| SET EXERCISE |
In the records below, reproduce exactly the lines from the one containing "Reproduce this chart with matplotlib." through the one containing "gl.set_clip_on(False)", both included, and omit the pictures.

* begin *

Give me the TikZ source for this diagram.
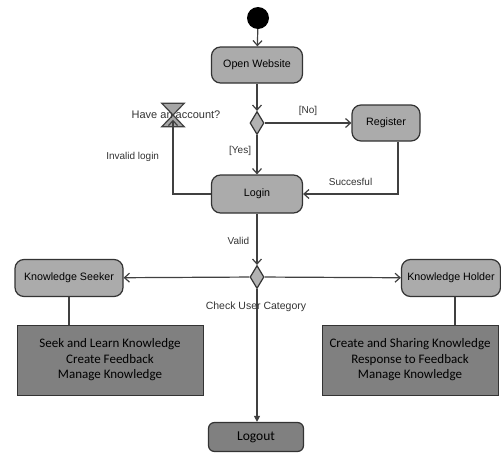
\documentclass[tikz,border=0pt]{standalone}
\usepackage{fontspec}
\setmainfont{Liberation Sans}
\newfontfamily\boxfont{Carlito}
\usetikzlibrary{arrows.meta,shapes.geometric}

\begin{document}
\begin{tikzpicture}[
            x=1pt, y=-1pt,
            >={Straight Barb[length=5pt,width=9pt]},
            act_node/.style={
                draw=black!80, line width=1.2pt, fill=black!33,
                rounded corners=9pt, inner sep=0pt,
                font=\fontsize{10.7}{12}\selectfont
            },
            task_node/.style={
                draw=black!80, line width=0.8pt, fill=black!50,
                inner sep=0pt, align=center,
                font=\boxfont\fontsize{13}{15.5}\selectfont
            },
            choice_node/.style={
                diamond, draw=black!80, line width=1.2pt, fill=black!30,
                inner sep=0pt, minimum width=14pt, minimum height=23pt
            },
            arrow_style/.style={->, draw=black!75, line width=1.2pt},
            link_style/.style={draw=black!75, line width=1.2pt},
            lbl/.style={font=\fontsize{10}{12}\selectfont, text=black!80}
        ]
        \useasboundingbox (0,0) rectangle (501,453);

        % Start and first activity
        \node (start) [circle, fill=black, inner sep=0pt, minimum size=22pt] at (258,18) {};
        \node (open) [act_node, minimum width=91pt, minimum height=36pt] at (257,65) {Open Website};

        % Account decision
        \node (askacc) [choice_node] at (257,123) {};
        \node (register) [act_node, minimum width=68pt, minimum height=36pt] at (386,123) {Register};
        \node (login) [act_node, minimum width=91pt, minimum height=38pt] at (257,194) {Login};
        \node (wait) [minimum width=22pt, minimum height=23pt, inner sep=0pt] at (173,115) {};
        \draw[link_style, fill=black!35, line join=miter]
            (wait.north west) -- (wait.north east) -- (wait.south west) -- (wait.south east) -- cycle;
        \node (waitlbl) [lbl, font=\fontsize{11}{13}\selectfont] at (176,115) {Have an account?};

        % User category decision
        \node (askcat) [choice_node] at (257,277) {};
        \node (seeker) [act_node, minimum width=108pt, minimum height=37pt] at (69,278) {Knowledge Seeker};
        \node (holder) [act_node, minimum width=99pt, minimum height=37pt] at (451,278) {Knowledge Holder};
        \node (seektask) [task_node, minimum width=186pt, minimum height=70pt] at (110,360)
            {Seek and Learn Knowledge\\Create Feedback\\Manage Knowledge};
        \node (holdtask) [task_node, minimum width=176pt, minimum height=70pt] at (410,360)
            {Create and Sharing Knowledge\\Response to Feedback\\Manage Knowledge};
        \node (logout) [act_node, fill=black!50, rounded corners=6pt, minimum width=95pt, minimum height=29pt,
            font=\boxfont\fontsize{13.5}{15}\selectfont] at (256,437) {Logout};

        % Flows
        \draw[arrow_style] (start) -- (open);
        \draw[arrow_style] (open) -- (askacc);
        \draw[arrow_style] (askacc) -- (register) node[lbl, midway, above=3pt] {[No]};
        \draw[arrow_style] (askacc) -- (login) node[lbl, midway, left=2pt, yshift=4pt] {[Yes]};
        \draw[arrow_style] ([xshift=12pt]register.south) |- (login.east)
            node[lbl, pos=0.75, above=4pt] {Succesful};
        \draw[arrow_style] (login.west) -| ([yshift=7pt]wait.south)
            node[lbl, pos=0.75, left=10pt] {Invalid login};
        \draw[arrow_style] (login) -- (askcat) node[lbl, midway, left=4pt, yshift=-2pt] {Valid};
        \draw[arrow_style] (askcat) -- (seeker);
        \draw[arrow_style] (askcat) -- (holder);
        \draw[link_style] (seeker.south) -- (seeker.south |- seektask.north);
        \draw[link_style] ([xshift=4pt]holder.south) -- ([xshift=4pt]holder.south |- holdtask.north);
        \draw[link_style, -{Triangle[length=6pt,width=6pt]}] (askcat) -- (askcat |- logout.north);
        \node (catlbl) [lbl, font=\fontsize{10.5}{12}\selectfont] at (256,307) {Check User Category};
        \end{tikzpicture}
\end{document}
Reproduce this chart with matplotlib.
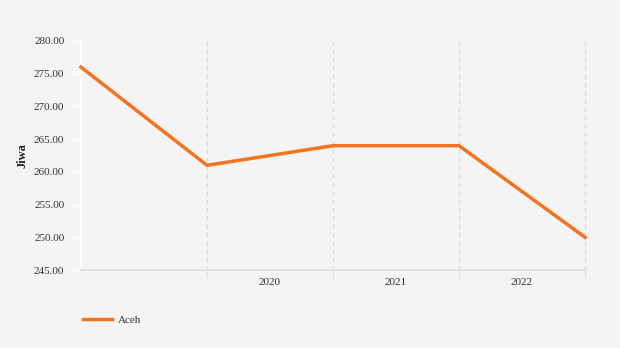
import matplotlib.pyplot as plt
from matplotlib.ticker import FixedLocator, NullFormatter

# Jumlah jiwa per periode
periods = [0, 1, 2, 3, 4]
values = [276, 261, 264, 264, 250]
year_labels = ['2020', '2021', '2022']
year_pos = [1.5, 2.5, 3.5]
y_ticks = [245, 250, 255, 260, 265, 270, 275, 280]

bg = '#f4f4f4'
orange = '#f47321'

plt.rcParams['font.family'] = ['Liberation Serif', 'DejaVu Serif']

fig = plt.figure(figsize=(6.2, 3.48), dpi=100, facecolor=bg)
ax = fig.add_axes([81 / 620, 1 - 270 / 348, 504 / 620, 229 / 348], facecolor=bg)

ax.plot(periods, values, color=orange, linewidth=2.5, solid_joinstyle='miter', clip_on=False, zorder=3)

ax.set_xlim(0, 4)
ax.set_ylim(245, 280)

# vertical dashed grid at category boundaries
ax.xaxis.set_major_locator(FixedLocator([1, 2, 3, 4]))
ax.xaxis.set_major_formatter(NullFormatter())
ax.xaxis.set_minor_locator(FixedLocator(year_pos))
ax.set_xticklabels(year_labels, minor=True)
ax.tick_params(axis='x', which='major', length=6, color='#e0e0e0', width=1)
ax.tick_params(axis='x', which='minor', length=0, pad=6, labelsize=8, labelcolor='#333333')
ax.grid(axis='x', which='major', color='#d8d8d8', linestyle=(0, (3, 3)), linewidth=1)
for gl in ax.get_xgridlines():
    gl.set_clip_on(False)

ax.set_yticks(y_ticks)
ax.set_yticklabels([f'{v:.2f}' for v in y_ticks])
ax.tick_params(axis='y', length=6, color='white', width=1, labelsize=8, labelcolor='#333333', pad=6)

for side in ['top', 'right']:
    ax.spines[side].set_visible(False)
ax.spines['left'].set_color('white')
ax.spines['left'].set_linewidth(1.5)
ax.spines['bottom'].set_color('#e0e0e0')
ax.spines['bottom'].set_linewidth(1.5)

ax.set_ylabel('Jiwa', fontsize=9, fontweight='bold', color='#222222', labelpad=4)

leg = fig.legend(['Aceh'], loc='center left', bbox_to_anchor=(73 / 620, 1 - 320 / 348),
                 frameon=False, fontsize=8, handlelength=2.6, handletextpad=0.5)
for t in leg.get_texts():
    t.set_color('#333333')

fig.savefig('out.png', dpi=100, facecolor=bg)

* end *

| FULL RESPONSE |
Reproduce this chart with matplotlib.
import matplotlib.pyplot as plt
from matplotlib.ticker import FixedLocator, NullFormatter

# Jumlah jiwa per periode
periods = [0, 1, 2, 3, 4]
values = [276, 261, 264, 264, 250]
year_labels = ['2020', '2021', '2022']
year_pos = [1.5, 2.5, 3.5]
y_ticks = [245, 250, 255, 260, 265, 270, 275, 280]

bg = '#f4f4f4'
orange = '#f47321'

plt.rcParams['font.family'] = ['Liberation Serif', 'DejaVu Serif']

fig = plt.figure(figsize=(6.2, 3.48), dpi=100, facecolor=bg)
ax = fig.add_axes([81 / 620, 1 - 270 / 348, 504 / 620, 229 / 348], facecolor=bg)

ax.plot(periods, values, color=orange, linewidth=2.5, solid_joinstyle='miter', clip_on=False, zorder=3)

ax.set_xlim(0, 4)
ax.set_ylim(245, 280)

# vertical dashed grid at category boundaries
ax.xaxis.set_major_locator(FixedLocator([1, 2, 3, 4]))
ax.xaxis.set_major_formatter(NullFormatter())
ax.xaxis.set_minor_locator(FixedLocator(year_pos))
ax.set_xticklabels(year_labels, minor=True)
ax.tick_params(axis='x', which='major', length=6, color='#e0e0e0', width=1)
ax.tick_params(axis='x', which='minor', length=0, pad=6, labelsize=8, labelcolor='#333333')
ax.grid(axis='x', which='major', color='#d8d8d8', linestyle=(0, (3, 3)), linewidth=1)
for gl in ax.get_xgridlines():
    gl.set_clip_on(False)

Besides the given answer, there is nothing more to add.